Combatting Theft and Mismanagement

Preventing theft and mishandling of cargo by stevedores requires proactive measures, such as employing private security guards and issuing detailed protests against any observed incidents. By addressing these issues promptly and rigorously, owners and carriers can minimize their exposure to potential losses and legal disputes.
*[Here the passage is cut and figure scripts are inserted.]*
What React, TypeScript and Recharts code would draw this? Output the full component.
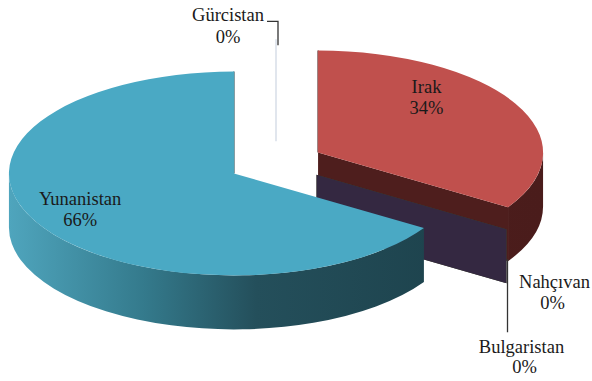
import React from "react";
import { PieChart, Pie } from "recharts";

// slices in drawing order, clockwise from 12 o'clock
const countries = ["Gürcistan", "Irak", "Nahçıvan", "Bulgaristan", "Yunanistan"];
const shares = [0, 34, 0, 0, 66];

const topColors = ["#4f81bd", "#c0504d", "#9bbb59", "#8064a2", "#4aa9c4"];
const wallColors = ["#cdd6e2", "#4e1e1d", "#3e4c22", "#342841", "#1f4954"];
const sideStops = [
  ["#3f6794", "#2e4d70", "#1e3350", "#1e3350"],
  ["#5e2422", "#55201f", "#4e1e1d", "#4a1c1b"],
  ["#6f8a3c", "#55692e", "#38461e", "#38461e"],
  ["#5a4676", "#45365b", "#2a2036", "#2a2036"],
  ["#4fa5bd", "#347a8c", "#244f5b", "#1d424c"],
];

const data = countries.map((name, i) => ({ name, value: shares[i] }));

const TILT = 0.453;
const DEPTH = 54;
const EXPLODE = 48;
const RAD = Math.PI / 180;

// label placement (style config, not data)
const INNER_LABEL: Record<string, { r: number; dy: number }> = {
  Irak: { r: 0.55, dy: -28 },
  Yunanistan: { r: 0.78, dy: -2 },
};
const ZERO_LABEL: Record<string, { l1: number[]; l2: number[]; lead?: number[][] }> = {
  "Gürcistan": { l1: [-48, -24], l2: [-48, -2], lead: [[2, 6], [2, -18], [-9, -18]] },
  "Nahçıvan": { l1: [48, 53], l2: [46, 74] },
  Bulgaristan: { l1: [15, 118], l2: [18, 138], lead: [[1, 30], [1, 103]] },
};

const FONT = "Liberation Serif";

function center(cx: number, cy: number, mid: number) {
  return [cx + EXPLODE * Math.cos(-mid * RAD), cy + EXPLODE * TILT * Math.sin(-mid * RAD)];
}

function TwoLines({ x, y, top, bottom }: { x: number[]; y: number[]; top: string; bottom: string }) {
  return (
    <g fontFamily={FONT} fontSize={18.5} fill="#1a1a1a" style={{ fontFamily: FONT }}>
      <text x={x[0]} y={y[0]} textAnchor="middle" dominantBaseline="central">{top}</text>
      <text x={x[1]} y={y[1]} textAnchor="middle" dominantBaseline="central">{bottom}</text>
    </g>
  );
}

function sliceLabel(name: string, percent: number, ox: number, oy: number, rx: number, ry: number, mid: number) {
  const txt = `${Math.round(percent * 100)}%`;
  const c = Math.cos(-mid * RAD);
  const s = Math.sin(-mid * RAD);
  if (INNER_LABEL[name]) {
    const p = INNER_LABEL[name];
    const x = ox + p.r * rx * c;
    const y = oy + p.r * ry * s + p.dy;
    return <TwoLines x={[x, x]} y={[y - 10.5, y + 10.5]} top={name} bottom={txt} />;
  }
  const z = ZERO_LABEL[name];
  if (!z) return null;
  const ax = ox + rx * c;
  const ay = oy + ry * s;
  return (
    <g>
      {z.lead && (
        <polyline
          points={z.lead.map(([dx, dy]) => `${ax + dx},${ay + dy}`).join(" ")}
          fill="none"
          stroke="#333"
          strokeWidth={1.3}
        />
      )}
      <TwoLines x={[ax + z.l1[0], ax + z.l2[0]]} y={[ay + z.l1[1], ay + z.l2[1]]} top={name} bottom={txt} />
    </g>
  );
}

function Slice3D(props: any) {
  const { cx, cy, outerRadius, startAngle, endAngle, midAngle, name, percent } = props;
  const i = countries.indexOf(name);
  const rx = outerRadius;
  const ry = outerRadius * TILT;
  const [ox, oy] = center(cx, cy, midAngle);
  const P = (a: number, d = 0) =>
    `${(ox + rx * Math.cos(-a * RAD)).toFixed(2)},${(oy + ry * Math.sin(-a * RAD) + d).toFixed(2)}`;
  const O = (d = 0) => `${ox.toFixed(2)},${(oy + d).toFixed(2)}`;
  const span = startAngle - endAngle;

  const parts: React.ReactNode[] = [];

  // outer curved side, only the front half shows
  const a = Math.max(endAngle, -180);
  const b = Math.min(startAngle, 0);
  if (span > 0 && b > a) {
    parts.push(
      <path
        key="side"
        d={`M${P(b)} A${rx},${ry} 0 0 1 ${P(a)} L${P(a, DEPTH)} A${rx},${ry} 0 0 0 ${P(b, DEPTH)} Z`}
        fill={`url(#side${i})`}
      />
    );
  }

  // radial walls facing the viewer
  const wall = (ang: number, key: string) => (
    <path key={key} d={`M${O()} L${P(ang)} L${P(ang, DEPTH)} L${O(DEPTH)} Z`} fill={wallColors[i]} />
  );
  const edge = (ang: number, key: string) => (
    <path key={key} d={`M${O()} L${P(ang)}`} stroke={wallColors[i]} strokeWidth={1.2} fill="none" />
  );
  const cs = Math.cos(startAngle * RAD);
  const ce = Math.cos(endAngle * RAD);
  if (span === 0) {
    if (Math.abs(ce) < 0.01) parts.push(edge(endAngle, "e"));
    else if (ce > 0) parts.push(wall(endAngle, "w"));
  } else {
    if (cs < -0.01) parts.push(wall(startAngle, "ws"));
    else if (Math.abs(cs) < 0.01) parts.push(edge(startAngle, "es"));
    if (ce > 0.01) parts.push(wall(endAngle, "we"));
    else if (Math.abs(ce) < 0.01) parts.push(edge(endAngle, "ee"));
  }

  if (span > 0) {
    parts.push(
      <path
        key="top"
        d={`M${O()} L${P(startAngle)} A${rx},${ry} 0 ${span > 180 ? 1 : 0} 1 ${P(endAngle)} Z`}
        fill={topColors[i]}
      />
    );
  }

  const st = sideStops[i];
  return (
    <g>
      <defs>
        <linearGradient id={`side${i}`} gradientUnits="userSpaceOnUse" x1={ox - rx} y1={0} x2={ox + rx} y2={0}>
          <stop offset="0" stopColor={st[0]} />
          <stop offset="0.3" stopColor={st[1]} />
          <stop offset="0.55" stopColor={st[2]} />
          <stop offset="1" stopColor={st[3]} />
        </linearGradient>
      </defs>
      {parts}
      {sliceLabel(name, percent, ox, oy, rx, ry, midAngle)}
    </g>
  );
}

export default function App() {
  return (
    <div style={{ position: "absolute", left: 0, top: 0, width: 592, height: 381, background: "#fff" }}>
      <PieChart width={592} height={381} margin={{ top: 0, right: 0, bottom: 0, left: 0 }}>
        <Pie
          data={data}
          dataKey="value"
          nameKey="name"
          cx={276}
          cy={163}
          outerRadius={225}
          startAngle={90}
          endAngle={-270}
          stroke="none"
          shape={Slice3D}
          label={false}
          labelLine={false}
          isAnimationActive={false}
        />
      </PieChart>
    </div>
  );
}
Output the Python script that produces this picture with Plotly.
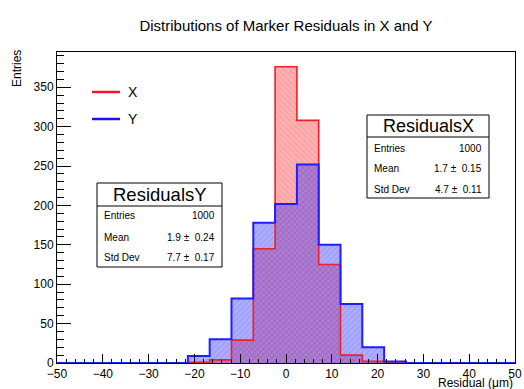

Bills of lading and charterparties

In conjunction with the notes summarized above, the following comments as regards bill of lading and charterparty issues can be made:

  • Express Law and Jurisdiction Clause: Bills of lading should explicitly state the law and jurisdiction for dispute resolution, preferably referencing London arbitration and English law, allowing shipowners to limit responsibility for cargo handling.
  • Liability Exemption Clause: Owners should endeavor to include clauses in bills of lading absolving the vessel and owners from any risk, liability, or expense related to cargo handling, although generic terms like “free in/out/load/stow/discharge” may not suffice for damage liability.
  • Clausing for Cargo Condition: Bills of lading must document any cargo loaded in less than apparent good order and condition to protect owners’ interests.
  • Charterparty Liability Allocation: Charterparties should hold charterers fully liable for cargo damage during loading, stowing, and discharging, exemplified by clauses like 5(a) of the Gencon charterparty.
  • Master’s Right to Supervise: Charterparties should grant masters the authority to supervise and intervene in stowage and stevedore actions affecting vessel seaworthiness and safety.
  • Inter-Club New York Produce Exchange Agreement (ICA): Charter agreements should not undermine the applicability or terms of the ICA, maintaining its standard claim apportionment for cargo handling.
  • Evidential Requirements under ICA: Owners must provide clear and irrefutable evidence, possibly through court surveyors, to defend claims under the ICA, especially concerning pilferage and condensation damage.
  • Dunnage Responsibility: Charterparties should stipulate that charterers provide, pay for, and lay all dunnage, clarifying responsibility for its provision and use.
  • Ventilation Terms: Owners should avoid burdensome ventilation clauses in charterparties, informing charterers of vessel ventilation limitations and natural ventilation constraints due to weather and sea conditions.
  • Cargo Damage Prevention: Charterparties should not impose unrealistic expectations on owners regarding preventing cargo damage by stevedores and pilferage, particularly in challenging port environments like West Africa.
  • Cargo Description in Bills of Lading: Charterparties should not restrict owners’ ability to dispute cargo quantities stated in bills of lading, preserving their right to contest discrepancies.
  • Circuity of Claims: Owners may argue against cargo claims by demonstrating circuity, wherein ultimate responsibility for cargo handling claims lies with the voyage charterers, especially in complex charterparty chains.
  • Master’s Intervention: Masters should refrain from interfering in cargo stowage and handling unless safety or seaworthiness concerns arise, issuing protests to shippers and charterers when necessary.

Final Thoughts

shipping rice presents a multitude of challenges and complexities for owners and carriers. From ensuring cargo integrity during loading, stowing, and discharging to navigating contractual obligations and legal jurisdiction issues, meticulous planning and proactive measures are essential. Despite the inherent difficulties, practical solutions such as robust tallying procedures, draught surveys, and crew involvement can mitigate risks. Clear and comprehensive clauses in bills of lading and charterparties are crucial for protecting owners’ interests and minimizing liabilities. While the voyage remains fertile ground for claims, adherence to preventative measures and a thorough understanding of contractual obligations can significantly reduce risks and ensure smoother operations in the shipping of rice.